▼

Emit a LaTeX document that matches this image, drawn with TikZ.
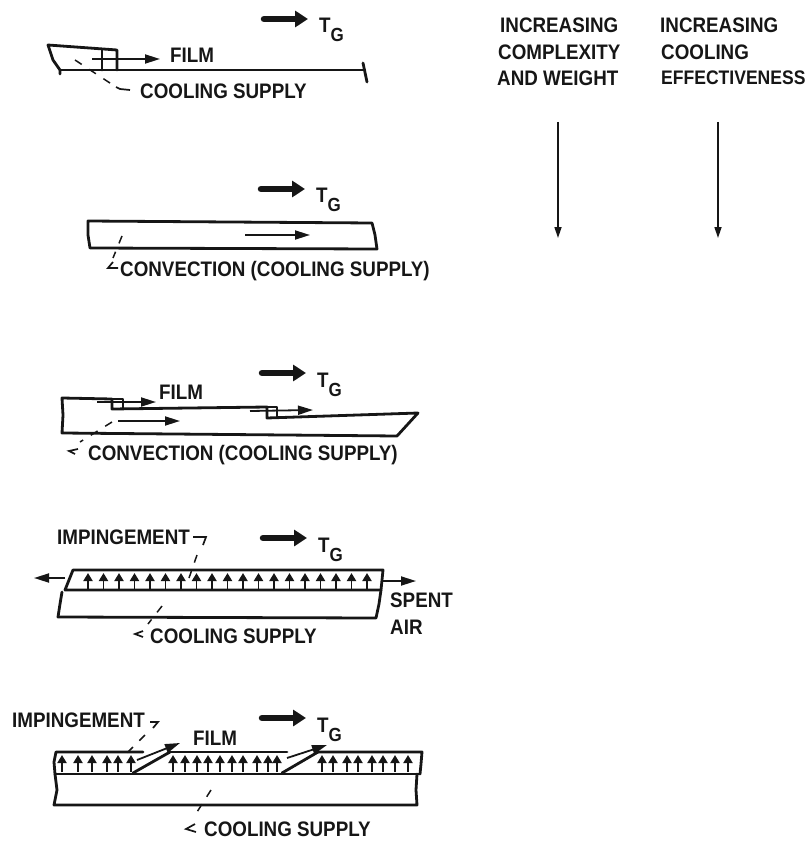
\documentclass[tikz,border=0pt]{standalone}
\usepackage{fontspec}
\setmainfont[FakeStretch=0.895]{Liberation Sans}
\usetikzlibrary{arrows.meta,calc,positioning}
\definecolor{scanblack}{RGB}{22,22,22}
\tikzset{
  label/.style={inner sep=0pt,text=scanblack,font=\fontsize{21}{21}\selectfont\bfseries},
  wall/.style={draw=scanblack,line width=2.8pt,line join=round,line cap=round},
  thinflow/.style={draw=scanblack,line width=1.8pt,-{Triangle[length=15pt,width=9pt]}},
  trendflow/.style={draw=scanblack,line width=1.6pt,-{Triangle[length=11pt,width=7pt]}},
  heavyflow/.style={draw=scanblack,line width=6.5pt,line cap=round,-{Triangle[length=13pt,width=16pt]}},
  jetflow/.style={draw=scanblack,line width=1.9pt,-{Triangle[length=8pt,width=9pt]}},
  leader/.style={draw=scanblack,line width=1.5pt,dash pattern=on 8pt off 9pt},
  tail/.style={draw=scanblack,line width=1.7pt},
}
\newcommand{\gasflow}[3]{%
  \coordinate (#1s) at (#2,#3);
  \node[label,anchor=base west] (#1) at (#2+55,#3+14) {T\raisebox{-9pt}{\fontsize{19}{19}\selectfont G}};
  \draw[heavyflow] (#1s) -- ($(#1s)+(44,0)$);
}
\newcommand{\jets}[2]{%
  \foreach \jx in {#1}{\coordinate (jb) at (\jx,#2+20);
    \coordinate (jt) at (\jx,#2+3);
    \draw[jetflow] (jb) -- (jt);}
}
\begin{document}
\begin{tikzpicture}[x=1pt,y=-1pt]
  \useasboundingbox (0,0) rectangle (810,842);
  % film
  \gasflow{gasa}{264}{19}
  \draw[wall] (60,74) -- (60,70) -- (53,60) -- (48,45) -- (117,50) -- (117,70);
  \draw[wall] (60,70) -- (363,70);
  \draw[wall] (363,63) -- (367,82);
  \draw[wall] (102,50) -- (102,70);
  \node[label,anchor=west] (filma) at (170,55) {FILM};
  \coordinate (filmas) at (92,59);
  \coordinate (filmae) at (160,59);
  \draw[thinflow] (filmas) -- (filmae);
  \node[label,anchor=west] (supplya) at (140,91) {COOLING SUPPLY};
  \coordinate (leada) at (75,60);
  \coordinate (leadb) at (116,87);
  \draw[leader] (leada) -- (leadb);
  \draw[tail] (116,87) -- (120,89) -- (130,90);
  % convection
  \gasflow{gasb}{261}{189}
  \draw[wall] (88,221) -- (372,223) -- (375,235) -- (377,249) -- (90,248) -- (88,235) -- cycle;
  \coordinate (convs) at (245,235);
  \coordinate (conve) at (310,235);
  \draw[thinflow] (convs) -- (conve);
  \node[label,anchor=west] (convb) at (120,271) {CONVECTION (COOLING SUPPLY)};
  \coordinate (leadc) at (122,236);
  \coordinate (leadd) at (113,258);
  \draw[leader] (leadc) -- (leadd);
  \draw[tail] (113,262) -- (108,268) -- (118,268);
  % film and convection
  \gasflow{gasc}{262}{373}
  \draw[wall] (112,399) -- (62,398) -- (63,415) -- (62,433) -- (397,436) -- (418,413) -- (267,418) -- (267,407) -- (112,409) -- (112,399);
  \draw[wall] (112,399) -- (123,399) -- (123,408);
  \draw[wall] (267,407) -- (277,407) -- (277,417);
  \node[label,anchor=west] (filmc) at (159,392) {FILM};
  \coordinate (filmcs) at (97,402);
  \coordinate (filmce) at (156,402);
  \draw[thinflow] (filmcs) -- (filmce);
  \coordinate (filmds) at (250,411);
  \coordinate (filmde) at (313,410);
  \draw[thinflow] (filmds) -- (filmde);
  \coordinate (convcs) at (118,421);
  \coordinate (convce) at (180,421);
  \draw[thinflow] (convcs) -- (convce);
  \node[label,anchor=west] (convc) at (88,455) {CONVECTION (COOLING SUPPLY)};
  \coordinate (leade) at (112,422);
  \coordinate (leadf) at (80,442);
  \draw[leader] (leade) -- (leadf);
  \draw[tail] (78,449) -- (69,451) -- (75,454);
  % impingement
  \gasflow{gasd}{263}{538}
  \node[label,anchor=west] (impa) at (57,537) {IMPINGEMENT};
  \draw[wall] (65,590) -- (73,570) -- (383,570) -- (381,590) -- cycle;
  \draw[wall] (62,592) -- (60,604) -- (58,617) -- (376,618) -- (379,604) -- (381,590);
  \jets{88,103.5,...,367}{570}
  \coordinate (spentl) at (65,578);
  \coordinate (spentle) at (34,578);
  \coordinate (spentr) at (383,581);
  \coordinate (spentre) at (416,581);
  \draw[thinflow] (spentl) -- (spentle);
  \draw[thinflow] (spentr) -- (spentre);
  \node[label,anchor=west] (spent) at (390,600) {SPENT};
  \node[label,anchor=west] (air) at (390,627) {AIR};
  \node[label,anchor=west] (supplyd) at (150,636) {COOLING SUPPLY};
  \coordinate (leadg) at (197,555);
  \coordinate (leadh) at (189,578);
  \draw[leader] (leadg) -- (leadh);
  \draw[tail] (193,537) -- (206,537) -- (203,545);
  \coordinate (leadi) at (162,606);
  \coordinate (leadj) at (148,624);
  \draw[leader] (leadi) -- (leadj);
  \draw[tail] (143,631) -- (135,634) -- (143,637);
  % impingement and film
  \gasflow{gase}{262}{718}
  \node[label,anchor=west] (impb) at (12,720) {IMPINGEMENT};
  \draw[wall] (55,774) -- (54,762) -- (56,752) -- (143,752);
  \draw[wall] (170,752) -- (287,752);
  \draw[wall] (318,752) -- (422,752) -- (421,764) -- (420,774);
  \draw[wall] (55,774) -- (420,774);
  \draw[wall] (55,774) -- (57,790) -- (54,805) -- (417,805) -- (416,790) -- (417,774);
  \draw[wall] (133,773) -- (170,752);
  \draw[wall] (282,773) -- (318,752);
  \jets{62,78,92,107,118,131}{752}
  \jets{173,185,197,208,220,232,243,257,268,277}{752}
  \jets{322,333,347,358,372,383,395,408}{752}
  \coordinate (slotas) at (137,760);
  \coordinate (slotae) at (180,743);
  \draw[thinflow] (slotas) -- (slotae);
  \coordinate (slotbs) at (287,758);
  \coordinate (slotbe) at (327,745);
  \draw[thinflow] (slotbs) -- (slotbe);
  \node[label,anchor=west] (filme) at (193,738) {FILM};
  \node[label,anchor=west] (supplye) at (204,829) {COOLING SUPPLY};
  \coordinate (leadk) at (145,735);
  \coordinate (leadl) at (124,756);
  \draw[leader] (leadk) -- (leadl);
  \draw[tail] (150,722) -- (158,722) -- (153,728);
  \coordinate (leadm) at (211,790);
  \coordinate (leadn) at (197,812);
  \draw[leader] (leadm) -- (leadn);
  \draw[tail] (195,824) -- (186,829) -- (196,832);
  % trends
  \node[label,anchor=west] (inca) at (500,25) {INCREASING};
  \node[label,anchor=west] (cmplx) at (498,52) {COMPLEXITY};
  \node[label,anchor=west] (wght) at (497,78) {AND WEIGHT};
  \node[label,anchor=west] (incb) at (660,25) {INCREASING};
  \node[label,anchor=west] (cool) at (661,52) {COOLING};
  \node[label,anchor=west,font=\fontsize{19.6}{21}\selectfont\bfseries] (eff) at (661,78) {EFFECTIVENESS};
  \coordinate (trendas) at (558,122);
  \coordinate (trendae) at (558,238);
  \coordinate (trendbs) at (718,122);
  \coordinate (trendbe) at (718,238);
  \draw[trendflow] (trendas) -- (trendae);
  \draw[trendflow] (trendbs) -- (trendbe);
\end{tikzpicture}
\end{document}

▲

Give all the lines above again, character for character, without pictures.

Emit a LaTeX document that matches this image, drawn with TikZ.
\documentclass[tikz,border=0pt]{standalone}
\usepackage{fontspec}
\setmainfont[FakeStretch=0.895]{Liberation Sans}
\usetikzlibrary{arrows.meta,calc,positioning}
\definecolor{scanblack}{RGB}{22,22,22}
\tikzset{
  label/.style={inner sep=0pt,text=scanblack,font=\fontsize{21}{21}\selectfont\bfseries},
  wall/.style={draw=scanblack,line width=2.8pt,line join=round,line cap=round},
  thinflow/.style={draw=scanblack,line width=1.8pt,-{Triangle[length=15pt,width=9pt]}},
  trendflow/.style={draw=scanblack,line width=1.6pt,-{Triangle[length=11pt,width=7pt]}},
  heavyflow/.style={draw=scanblack,line width=6.5pt,line cap=round,-{Triangle[length=13pt,width=16pt]}},
  jetflow/.style={draw=scanblack,line width=1.9pt,-{Triangle[length=8pt,width=9pt]}},
  leader/.style={draw=scanblack,line width=1.5pt,dash pattern=on 8pt off 9pt},
  tail/.style={draw=scanblack,line width=1.7pt},
}
\newcommand{\gasflow}[3]{%
  \coordinate (#1s) at (#2,#3);
  \node[label,anchor=base west] (#1) at (#2+55,#3+14) {T\raisebox{-9pt}{\fontsize{19}{19}\selectfont G}};
  \draw[heavyflow] (#1s) -- ($(#1s)+(44,0)$);
}
\newcommand{\jets}[2]{%
  \foreach \jx in {#1}{\coordinate (jb) at (\jx,#2+20);
    \coordinate (jt) at (\jx,#2+3);
    \draw[jetflow] (jb) -- (jt);}
}
\begin{document}
\begin{tikzpicture}[x=1pt,y=-1pt]
  \useasboundingbox (0,0) rectangle (810,842);
  % film
  \gasflow{gasa}{264}{19}
  \draw[wall] (60,74) -- (60,70) -- (53,60) -- (48,45) -- (117,50) -- (117,70);
  \draw[wall] (60,70) -- (363,70);
  \draw[wall] (363,63) -- (367,82);
  \draw[wall] (102,50) -- (102,70);
  \node[label,anchor=west] (filma) at (170,55) {FILM};
  \coordinate (filmas) at (92,59);
  \coordinate (filmae) at (160,59);
  \draw[thinflow] (filmas) -- (filmae);
  \node[label,anchor=west] (supplya) at (140,91) {COOLING SUPPLY};
  \coordinate (leada) at (75,60);
  \coordinate (leadb) at (116,87);
  \draw[leader] (leada) -- (leadb);
  \draw[tail] (116,87) -- (120,89) -- (130,90);
  % convection
  \gasflow{gasb}{261}{189}
  \draw[wall] (88,221) -- (372,223) -- (375,235) -- (377,249) -- (90,248) -- (88,235) -- cycle;
  \coordinate (convs) at (245,235);
  \coordinate (conve) at (310,235);
  \draw[thinflow] (convs) -- (conve);
  \node[label,anchor=west] (convb) at (120,271) {CONVECTION (COOLING SUPPLY)};
  \coordinate (leadc) at (122,236);
  \coordinate (leadd) at (113,258);
  \draw[leader] (leadc) -- (leadd);
  \draw[tail] (113,262) -- (108,268) -- (118,268);
  % film and convection
  \gasflow{gasc}{262}{373}
  \draw[wall] (112,399) -- (62,398) -- (63,415) -- (62,433) -- (397,436) -- (418,413) -- (267,418) -- (267,407) -- (112,409) -- (112,399);
  \draw[wall] (112,399) -- (123,399) -- (123,408);
  \draw[wall] (267,407) -- (277,407) -- (277,417);
  \node[label,anchor=west] (filmc) at (159,392) {FILM};
  \coordinate (filmcs) at (97,402);
  \coordinate (filmce) at (156,402);
  \draw[thinflow] (filmcs) -- (filmce);
  \coordinate (filmds) at (250,411);
  \coordinate (filmde) at (313,410);
  \draw[thinflow] (filmds) -- (filmde);
  \coordinate (convcs) at (118,421);
  \coordinate (convce) at (180,421);
  \draw[thinflow] (convcs) -- (convce);
  \node[label,anchor=west] (convc) at (88,455) {CONVECTION (COOLING SUPPLY)};
  \coordinate (leade) at (112,422);
  \coordinate (leadf) at (80,442);
  \draw[leader] (leade) -- (leadf);
  \draw[tail] (78,449) -- (69,451) -- (75,454);
  % impingement
  \gasflow{gasd}{263}{538}
  \node[label,anchor=west] (impa) at (57,537) {IMPINGEMENT};
  \draw[wall] (65,590) -- (73,570) -- (383,570) -- (381,590) -- cycle;
  \draw[wall] (62,592) -- (60,604) -- (58,617) -- (376,618) -- (379,604) -- (381,590);
  \jets{88,103.5,...,367}{570}
  \coordinate (spentl) at (65,578);
  \coordinate (spentle) at (34,578);
  \coordinate (spentr) at (383,581);
  \coordinate (spentre) at (416,581);
  \draw[thinflow] (spentl) -- (spentle);
  \draw[thinflow] (spentr) -- (spentre);
  \node[label,anchor=west] (spent) at (390,600) {SPENT};
  \node[label,anchor=west] (air) at (390,627) {AIR};
  \node[label,anchor=west] (supplyd) at (150,636) {COOLING SUPPLY};
  \coordinate (leadg) at (197,555);
  \coordinate (leadh) at (189,578);
  \draw[leader] (leadg) -- (leadh);
  \draw[tail] (193,537) -- (206,537) -- (203,545);
  \coordinate (leadi) at (162,606);
  \coordinate (leadj) at (148,624);
  \draw[leader] (leadi) -- (leadj);
  \draw[tail] (143,631) -- (135,634) -- (143,637);
  % impingement and film
  \gasflow{gase}{262}{718}
  \node[label,anchor=west] (impb) at (12,720) {IMPINGEMENT};
  \draw[wall] (55,774) -- (54,762) -- (56,752) -- (143,752);
  \draw[wall] (170,752) -- (287,752);
  \draw[wall] (318,752) -- (422,752) -- (421,764) -- (420,774);
  \draw[wall] (55,774) -- (420,774);
  \draw[wall] (55,774) -- (57,790) -- (54,805) -- (417,805) -- (416,790) -- (417,774);
  \draw[wall] (133,773) -- (170,752);
  \draw[wall] (282,773) -- (318,752);
  \jets{62,78,92,107,118,131}{752}
  \jets{173,185,197,208,220,232,243,257,268,277}{752}
  \jets{322,333,347,358,372,383,395,408}{752}
  \coordinate (slotas) at (137,760);
  \coordinate (slotae) at (180,743);
  \draw[thinflow] (slotas) -- (slotae);
  \coordinate (slotbs) at (287,758);
  \coordinate (slotbe) at (327,745);
  \draw[thinflow] (slotbs) -- (slotbe);
  \node[label,anchor=west] (filme) at (193,738) {FILM};
  \node[label,anchor=west] (supplye) at (204,829) {COOLING SUPPLY};
  \coordinate (leadk) at (145,735);
  \coordinate (leadl) at (124,756);
  \draw[leader] (leadk) -- (leadl);
  \draw[tail] (150,722) -- (158,722) -- (153,728);
  \coordinate (leadm) at (211,790);
  \coordinate (leadn) at (197,812);
  \draw[leader] (leadm) -- (leadn);
  \draw[tail] (195,824) -- (186,829) -- (196,832);
  % trends
  \node[label,anchor=west] (inca) at (500,25) {INCREASING};
  \node[label,anchor=west] (cmplx) at (498,52) {COMPLEXITY};
  \node[label,anchor=west] (wght) at (497,78) {AND WEIGHT};
  \node[label,anchor=west] (incb) at (660,25) {INCREASING};
  \node[label,anchor=west] (cool) at (661,52) {COOLING};
  \node[label,anchor=west,font=\fontsize{19.6}{21}\selectfont\bfseries] (eff) at (661,78) {EFFECTIVENESS};
  \coordinate (trendas) at (558,122);
  \coordinate (trendae) at (558,238);
  \coordinate (trendbs) at (718,122);
  \coordinate (trendbe) at (718,238);
  \draw[trendflow] (trendas) -- (trendae);
  \draw[trendflow] (trendbs) -- (trendbe);
\end{tikzpicture}
\end{document}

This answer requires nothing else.